• _Information supplied_:
▽

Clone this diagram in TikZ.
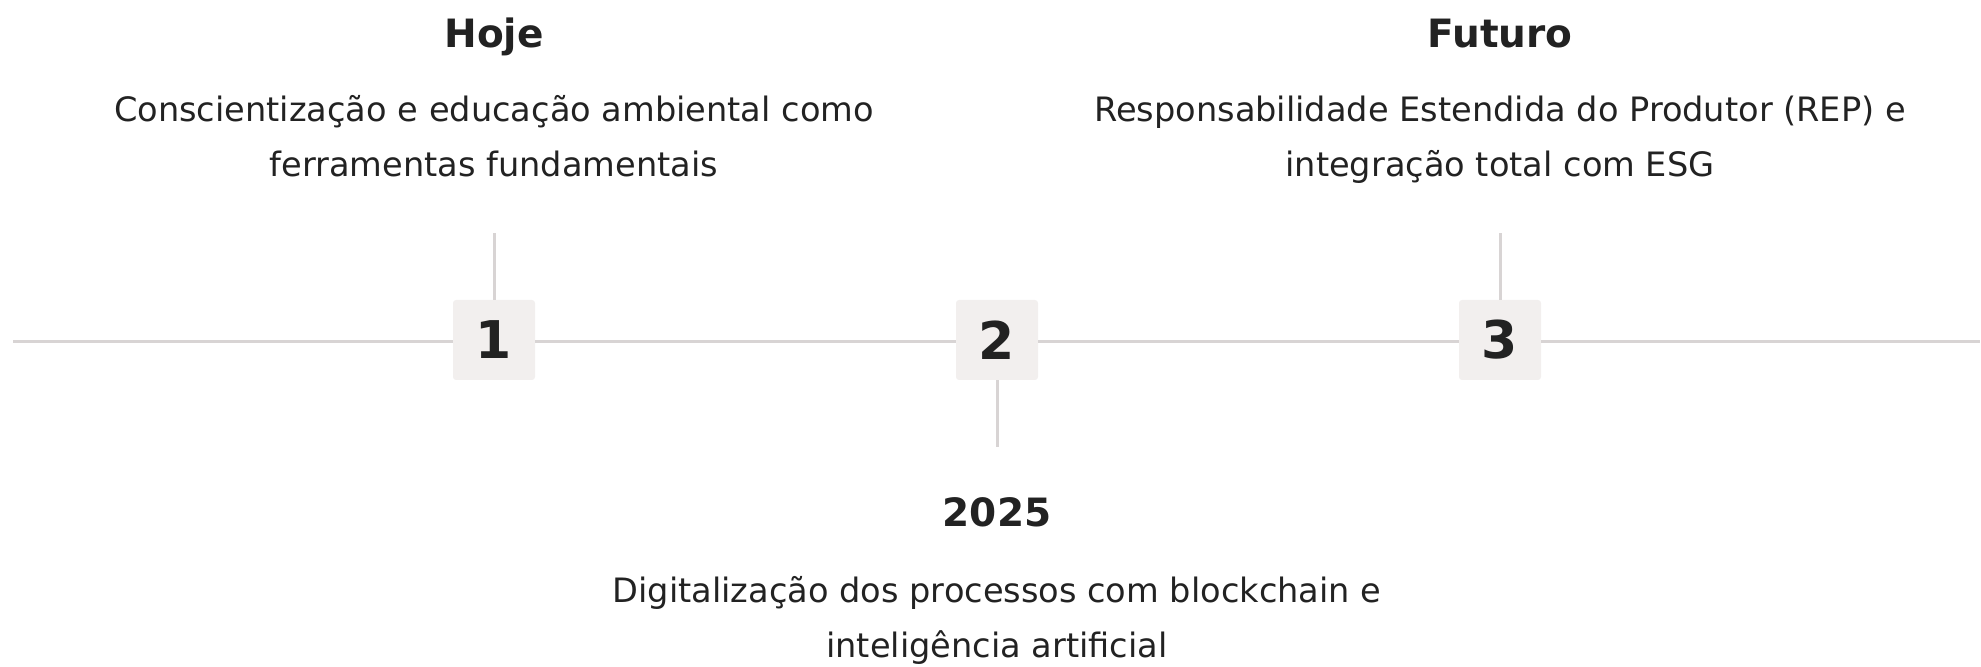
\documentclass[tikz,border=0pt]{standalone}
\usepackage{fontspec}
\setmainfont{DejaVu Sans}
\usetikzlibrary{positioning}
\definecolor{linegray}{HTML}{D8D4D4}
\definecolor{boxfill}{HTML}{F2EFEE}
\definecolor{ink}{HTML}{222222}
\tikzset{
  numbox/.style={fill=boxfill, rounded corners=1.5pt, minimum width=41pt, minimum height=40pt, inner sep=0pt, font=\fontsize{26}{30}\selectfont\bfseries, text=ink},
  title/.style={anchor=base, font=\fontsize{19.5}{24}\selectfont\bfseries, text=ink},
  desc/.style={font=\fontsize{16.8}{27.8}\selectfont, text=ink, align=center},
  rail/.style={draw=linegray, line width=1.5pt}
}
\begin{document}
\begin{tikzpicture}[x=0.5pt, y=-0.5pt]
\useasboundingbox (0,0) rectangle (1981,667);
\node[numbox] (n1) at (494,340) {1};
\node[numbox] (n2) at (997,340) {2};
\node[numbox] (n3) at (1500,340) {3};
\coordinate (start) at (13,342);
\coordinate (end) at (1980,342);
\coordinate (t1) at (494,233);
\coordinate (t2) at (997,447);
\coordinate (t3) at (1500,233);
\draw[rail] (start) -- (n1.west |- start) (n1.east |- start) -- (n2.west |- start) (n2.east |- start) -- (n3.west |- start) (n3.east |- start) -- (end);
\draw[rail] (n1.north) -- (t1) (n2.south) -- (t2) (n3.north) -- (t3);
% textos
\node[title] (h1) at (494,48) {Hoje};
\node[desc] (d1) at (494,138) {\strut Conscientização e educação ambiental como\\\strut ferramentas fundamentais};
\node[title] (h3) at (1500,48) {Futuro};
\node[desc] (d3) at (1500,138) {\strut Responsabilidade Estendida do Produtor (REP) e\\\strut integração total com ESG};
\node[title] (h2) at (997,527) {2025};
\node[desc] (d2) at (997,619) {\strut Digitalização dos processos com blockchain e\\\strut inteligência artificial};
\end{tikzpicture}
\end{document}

△

• _The task_: Reproduce the material in full, word for word, and omit the pictures.

• _The completed task_:
Clone this diagram in TikZ.
\documentclass[tikz,border=0pt]{standalone}
\usepackage{fontspec}
\setmainfont{DejaVu Sans}
\usetikzlibrary{positioning}
\definecolor{linegray}{HTML}{D8D4D4}
\definecolor{boxfill}{HTML}{F2EFEE}
\definecolor{ink}{HTML}{222222}
\tikzset{
  numbox/.style={fill=boxfill, rounded corners=1.5pt, minimum width=41pt, minimum height=40pt, inner sep=0pt, font=\fontsize{26}{30}\selectfont\bfseries, text=ink},
  title/.style={anchor=base, font=\fontsize{19.5}{24}\selectfont\bfseries, text=ink},
  desc/.style={font=\fontsize{16.8}{27.8}\selectfont, text=ink, align=center},
  rail/.style={draw=linegray, line width=1.5pt}
}
\begin{document}
\begin{tikzpicture}[x=0.5pt, y=-0.5pt]
\useasboundingbox (0,0) rectangle (1981,667);
\node[numbox] (n1) at (494,340) {1};
\node[numbox] (n2) at (997,340) {2};
\node[numbox] (n3) at (1500,340) {3};
\coordinate (start) at (13,342);
\coordinate (end) at (1980,342);
\coordinate (t1) at (494,233);
\coordinate (t2) at (997,447);
\coordinate (t3) at (1500,233);
\draw[rail] (start) -- (n1.west |- start) (n1.east |- start) -- (n2.west |- start) (n2.east |- start) -- (n3.west |- start) (n3.east |- start) -- (end);
\draw[rail] (n1.north) -- (t1) (n2.south) -- (t2) (n3.north) -- (t3);
% textos
\node[title] (h1) at (494,48) {Hoje};
\node[desc] (d1) at (494,138) {\strut Conscientização e educação ambiental como\\\strut ferramentas fundamentais};
\node[title] (h3) at (1500,48) {Futuro};
\node[desc] (d3) at (1500,138) {\strut Responsabilidade Estendida do Produtor (REP) e\\\strut integração total com ESG};
\node[title] (h2) at (997,527) {2025};
\node[desc] (d2) at (997,619) {\strut Digitalização dos processos com blockchain e\\\strut inteligência artificial};
\end{tikzpicture}
\end{document}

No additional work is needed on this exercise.